The class of 2019 from River City Academy in Soldotna may be small, but ask any of the dozen graduates about their schooling and they’ll respond that less is more.
The graduating class of 12 from River City Academy turned their tassels to the right and received their diplomas in a ceremony Tuesday evening at the Soldotna Regional Sports Complex, opening the next chapter of their lives.
With such a small, but close-knit, graduating class, the amount of personal face time spent with teachers and mentors is much greater than the typical high school experience, and that is one of the biggest advantages that graduates said attracted them to the school to begin with.
“There’s just such a sense of community and a personalized way to learn,” said salutatorian Kylin Welch.

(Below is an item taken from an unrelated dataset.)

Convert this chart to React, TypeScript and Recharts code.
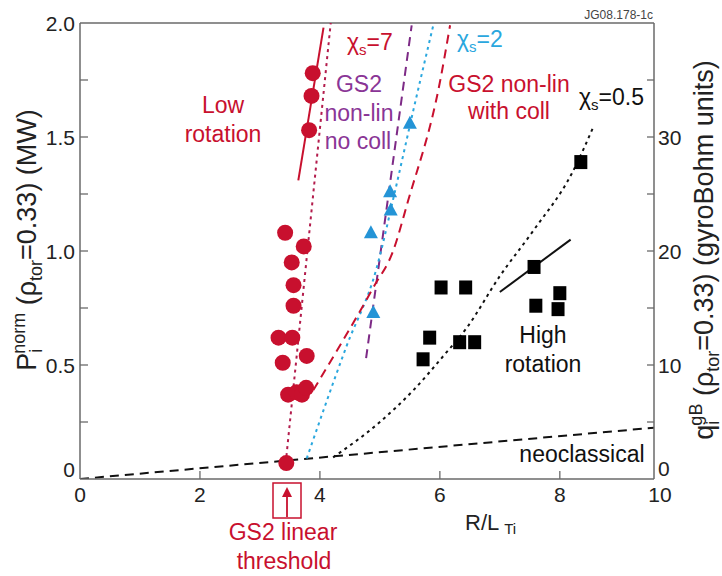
import React from 'react'
import { ComposedChart, XAxis, YAxis, Scatter, Line, ReferenceLine } from 'recharts'

const FONT = '"Liberation Sans", Arial, Helvetica, sans-serif'
const AXIS = '#6a6a6a'
const RED = '#c8102e'
const RED_DOT = '#b31c4c'
const PURPLE = '#7d2a86'
const CYAN = '#2aa7de'
const BLUE = '#2494d6'

// x axis stops a little short of 10 in the original figure; its last label still reads "10"
const X_MAX = 9.57
const xTicks = [0, 2, 4, 6, 8, X_MAX]
const pTicks = [0, 0.25, 0.5, 0.75, 1, 1.25, 1.5, 1.75, 2]
const qTicks = [0, 5, 10, 15, 20, 25, 30, 35, 40]

// measured points [R/L_Ti, P_i norm (MW)]
const lowRotation: [number, number][] = [
  [3.88, 1.78], [3.86, 1.68], [3.82, 1.53],
  [3.42, 1.08], [3.73, 1.02], [3.53, 0.95], [3.56, 0.85], [3.56, 0.76],
  [3.31, 0.62], [3.54, 0.62], [3.78, 0.54], [3.38, 0.51],
  [3.47, 0.37], [3.61, 0.38], [3.7, 0.37], [3.77, 0.4], [3.44, 0.07],
]
const gs2Runs: [number, number][] = [
  [5.5, 1.56], [5.17, 1.26], [5.18, 1.18], [4.85, 1.08], [4.89, 0.73],
]
const highRotation: [number, number][] = [
  [6.02, 0.84], [6.43, 0.84], [5.83, 0.62], [5.72, 0.525], [6.33, 0.6], [6.58, 0.6],
  [7.57, 0.93], [7.6, 0.76], [8.0, 0.815], [7.97, 0.745], [8.35, 1.39],
]

// fitted / model curves
const neoclassical: [number, number][] = [[0, 0], [9.57, 0.225]]
const chi05: [number, number][] = [
  [4.22, 0.095], [5.0, 0.25], [5.56, 0.39], [6.06, 0.54], [6.44, 0.66],
  [7.0, 0.89], [7.56, 1.09], [8.2, 1.34], [8.56, 1.545],
]
const highRotFit: [number, number][] = [[7.0, 0.82], [8.18, 1.05]]
const lowRotFit: [number, number][] = [[3.64, 1.31], [4.06, 1.98]]
const chi7: [number, number][] = [[3.43, 0.07], [4.18, 2.0]]
const gs2NoColl: [number, number][] = [[4.77, 0.53], [5.53, 1.99]]
const chi2: [number, number][] = [
  [3.78, 0.09], [4.44, 0.58], [4.94, 0.92], [5.25, 1.26], [5.56, 1.62], [5.89, 1.99],
]
const gs2WithColl: [number, number][] = [
  [3.89, 0.39], [4.89, 0.84], [5.22, 1.0], [5.47, 1.22], [6.0, 1.74], [6.17, 1.99],
]

const pts = (arr: [number, number][]) => arr.map(([x, y]) => ({ x, y }))

const Dot = (p: any) => <circle cx={p.cx} cy={p.cy} r={8} fill={RED} />
const Tri = (p: any) => (
  <polygon
    points={`${p.cx},${p.cy - 7.5} ${p.cx - 7},${p.cy + 5.5} ${p.cx + 7},${p.cy + 5.5}`}
    fill={BLUE}
  />
)
const Sq = (p: any) => <rect x={p.cx - 6.5} y={p.cy - 7} width={13} height={14} fill="#000" />

const tickText = { fontFamily: FONT, fontSize: 21, fill: '#222' }

function LeftTick(props: any) {
  const { x, y, payload } = props
  const ax = x + 5
  const v = payload.value
  const major = Math.abs(v * 2 - Math.round(v * 2)) < 1e-6
  return (
    <g>
      {v > 0 && v < 2 && <line x1={ax} x2={ax + 8} y1={y} y2={y} stroke={AXIS} strokeWidth={1.3} />}
      {major && (
        <text x={x} y={y} dy={v === 0 ? '-0.1em' : '0.36em'} textAnchor="end" {...tickText}>
          {v === 0 ? '0' : v.toFixed(1)}
        </text>
      )}
    </g>
  )
}

function RightTick(props: any) {
  const { x, y, payload } = props
  const ax = x - 4
  const v = payload.value
  return (
    <g>
      {v > 0 && v < 40 && <line x1={ax} x2={ax - 7} y1={y} y2={y} stroke={AXIS} strokeWidth={1.3} />}
      {v % 10 === 0 && v < 40 && (
        <text x={x} y={y} dy={v === 0 ? '-0.15em' : '0.36em'} textAnchor="start" {...tickText}>
          {v}
        </text>
      )}
    </g>
  )
}

function BottomTick(props: any) {
  const { x, y, payload } = props
  const ay = y - 7
  const v = payload.value
  const last = v > 9
  return (
    <g>
      {v > 0 && !last && <line x1={x} x2={x} y1={ay} y2={ay - 8} stroke={AXIS} strokeWidth={1.3} />}
      <text x={last ? x + 6 : x} y={y} dy="0.74em" textAnchor="middle" {...tickText}>
        {last ? '10' : v}
      </text>
    </g>
  )
}

const ann = { fontFamily: FONT, fontSize: 23 }

function Chi({ x, y, sub, color }: { x: number; y: number; sub: string; color: string }) {
  return (
    <text x={x} y={y} fill={color} {...ann}>
      χ<tspan fontSize={15} dy={5}>s</tspan>
      <tspan dy={-5}>={sub}</tspan>
    </text>
  )
}

function Overlay() {
  return (
    <svg
      width={722}
      height={576}
      style={{ position: 'absolute', left: 0, top: 0, pointerEvents: 'none' }}
    >
      <text x={653} y={19} textAnchor="end" fontFamily={FONT} fontSize={12} fill="#444">
        JG08.178-1c
      </text>

      <Chi x={347} y={50} sub="7" color={RED} />
      <Chi x={457} y={47} sub="2" color={CYAN} />
      <Chi x={579} y={105} sub="0.5" color="#111" />

      <g fill="#8a3596" textAnchor="middle" {...ann}>
        <text x={359} y={92}>GS2</text>
        <text x={359} y={121}>non-lin</text>
        <text x={358} y={149}>no coll</text>
      </g>
      <g fill={RED} textAnchor="middle" {...ann}>
        <text x={223} y={113}>Low</text>
        <text x={223} y={142}>rotation</text>
        <text x={509} y={92}>GS2 non-lin</text>
        <text x={509} y={119}>with coll</text>
        <text x={283} y={540}>GS2 linear</text>
        <text x={284} y={569}>threshold</text>
      </g>
      <g fill="#111" textAnchor="middle" {...ann}>
        <text x={543} y={343}>High</text>
        <text x={543} y={372}>rotation</text>
        <text x={582} y={462}>neoclassical</text>
      </g>

      <rect x={273} y={483} width={28} height={35} fill="none" stroke={RED} strokeWidth={1.5} />
      <line x1={287} x2={287} y1={517} y2={494} stroke={RED} strokeWidth={1.8} />
      <polygon points="287,487 282,497 292,497" fill={RED} />

      <text x={465} y={530} fontFamily={FONT} fontSize={22} fill="#222">
        R/L<tspan fontSize={15} dx={5} dy={4}>Ti</tspan>
      </text>

      <text
        transform="translate(36,240) rotate(-90)"
        textAnchor="middle"
        fontFamily={FONT}
        fontSize={27}
        fill="#222"
      >
        P<tspan fontSize={18} dy={6}>i</tspan>
        <tspan fontSize={18} dx={-5} dy={-17}>norm</tspan>
        <tspan dy={11}> (ρ</tspan>
        <tspan fontSize={18} dy={6}>tor</tspan>
        <tspan dy={-6}>=0.33) (MW)</tspan>
      </text>

      <text
        transform="translate(713,250) rotate(-90)"
        textAnchor="middle"
        fontFamily={FONT}
        fontSize={27}
        fill="#222"
      >
        q<tspan fontSize={18} dy={6}>i</tspan>
        <tspan fontSize={18} dx={-5} dy={-17}>gB</tspan>
        <tspan dy={11}> (ρ</tspan>
        <tspan fontSize={18} dy={6}>tor</tspan>
        <tspan dy={-6}>=0.33) (gyroBohm units)</tspan>
      </text>
    </svg>
  )
}

export default function App() {
  const axisLine = { stroke: AXIS, strokeWidth: 1.5 }
  return (
    <div style={{ position: 'absolute', left: 0, top: 0, width: 722, height: 576, background: '#fff' }}>
      <ComposedChart width={722} height={576} margin={{ top: 23, right: 8, bottom: 67, left: 20 }}>
        <XAxis
          type="number"
          dataKey="x"
          domain={[0, X_MAX]}
          ticks={xTicks}
          interval={0}
          allowDataOverflow
          height={30}
          tickSize={0}
          tickMargin={7}
          tickLine={false}
          axisLine={axisLine}
          tick={<BottomTick />}
        />
        <YAxis
          yAxisId="l"
          type="number"
          dataKey="y"
          domain={[0, 2]}
          ticks={pTicks}
          interval={0}
          allowDataOverflow
          width={60}
          tickSize={0}
          tickMargin={5}
          tickLine={false}
          axisLine={axisLine}
          tick={<LeftTick />}
        />
        <YAxis
          yAxisId="r"
          orientation="right"
          type="number"
          domain={[0, 40]}
          ticks={qTicks}
          interval={0}
          allowDataOverflow
          width={60}
          tickSize={0}
          tickMargin={4}
          tickLine={false}
          axisLine={axisLine}
          tick={<RightTick />}
        />
        <ReferenceLine yAxisId="l" y={2} stroke={AXIS} strokeWidth={1.5} />

        <Line yAxisId="l" data={pts(neoclassical)} dataKey="y" type="linear" stroke="#111" strokeWidth={2} strokeDasharray="9 6" dot={false} activeDot={false} isAnimationActive={false} />
        <Line yAxisId="l" data={pts(chi05)} dataKey="y" type="monotone" stroke="#111" strokeWidth={2} strokeDasharray="3 4" dot={false} activeDot={false} isAnimationActive={false} />
        <Line yAxisId="l" data={pts(highRotFit)} dataKey="y" type="linear" stroke="#111" strokeWidth={2} dot={false} activeDot={false} isAnimationActive={false} />
        <Line yAxisId="l" data={pts(lowRotFit)} dataKey="y" type="linear" stroke={RED} strokeWidth={2} dot={false} activeDot={false} isAnimationActive={false} />
        <Line yAxisId="l" data={pts(chi7)} dataKey="y" type="linear" stroke={RED_DOT} strokeWidth={2} strokeDasharray="3 4" dot={false} activeDot={false} isAnimationActive={false} />
        <Line yAxisId="l" data={pts(gs2NoColl)} dataKey="y" type="linear" stroke={PURPLE} strokeWidth={2} strokeDasharray="9 6" dot={false} activeDot={false} isAnimationActive={false} />
        <Line yAxisId="l" data={pts(chi2)} dataKey="y" type="monotone" stroke={CYAN} strokeWidth={2} strokeDasharray="3 4" dot={false} activeDot={false} isAnimationActive={false} />
        <Line yAxisId="l" data={pts(gs2WithColl)} dataKey="y" type="monotone" stroke={RED} strokeWidth={2} strokeDasharray="9 6" dot={false} activeDot={false} isAnimationActive={false} />

        <Scatter yAxisId="l" data={pts(lowRotation)} shape={Dot} isAnimationActive={false} />
        <Scatter yAxisId="l" data={pts(gs2Runs)} shape={Tri} isAnimationActive={false} />
        <Scatter yAxisId="l" data={pts(highRotation)} shape={Sq} isAnimationActive={false} />
      </ComposedChart>
      <Overlay />
    </div>
  )
}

Welch joined valedictorian Steven Hunter Smith as leaders of the class of 2019, sporting the top two highest grade point averages among their peers.
Smith was revealed during the ceremony to be a UA Scholar recipient. The UA Scholars program is a $12,000 scholarship from the University of Alaska school system that is awarded to students in the top 10% of their class.
Smith acknowledged that the low student numbers of River City Academy helped shape him to be the person he is, explaining the extra personal attention he got from teachers at the school propelled him to higher learning and the relationships he forged over the years with his fellow peers.
“We all pretty much grew up together since seventh grade,” Smith said. “For the most part, we’ve stayed together.”
Smith isn’t the first of his family to represent his school as valedictorian — older sister Kaylee Smith beat him to the punch — and plans to study mechanical engineering at UAA, Smith said
“I believe with hard work and dedication, anything can be achieved,” he said.
Welch has combined classes at Soldotna High School and Kenai Peninsula College with his classes at River City Academy to earn his diploma, and said he plans to study for a general business degree before deciding what he really wants to do with it.
Welch echoed the emotions of Smith when asked how it feels to be finished with school and ready to take on the world.
“It’s pretty unbelievable,” Welch said. “I didn’t expect this day to come so fast.”
The first speaker of the ceremony, guest speaker Deanne Pearson, made her presence known with an intriguing speech about the class of 2019. Pearson, a math teacher at the school, included an amusing array of mathematical methods and literary examples to explain what the class of 2019 meant to her and the community, and added several impactful quotes that she hoped would inspire the dozen students.
“Education is the most powerful weapon you can use to change the world,” read one such quote.
At the end of her address, Pearson yielded the podium to a number of senior class speakers, with seven of the 12 making relatively short concessions to what attending River City Academy has meant to them.
“It’s really nice to go to class and be able to tell your teacher like, ‘Oh, you wouldn’t believe what I learned today’,” said Athalia Beth Quiner, one of the graduates.
The greater personal attention of the smaller class size also helped graduate Donavan Stocks, who joined several of his classmates Tuesday in making an impromptu speech at the lectern. Stocks said the four years he spent at River City Academy helped connect him to the right people, who could help him figure out what he wants to do in life.
“Honestly I never thought I’d get here right now,” Stocks said. “I went through a lot of rough times and worked through that last little bit of (few weeks) to finish it.”
Stocks said for now, he plans to head south to the Lower 48 to find opportunities as a welder. In his brief speech he thanked the people in his life who supported him throughout his high school years. Fellow graduates Kaylin Morrell, Timothy Opheim, Keeley Withrow, Maria Maes and Smith and Welch gave equally heartfelt speeches.
“Just wing it,” Stocks responded when asked how he sees his way of life. “I try to do the best to do as much as I can.”
The ceremony Tuesday also paid tribute to a respected teacher, Carol Hutto, a River City science teacher who passed away in June 2017. The entrance table that held bright, silver balloons in the shape of the numbers 2019, also featured a photo and remembrance card for Hutto.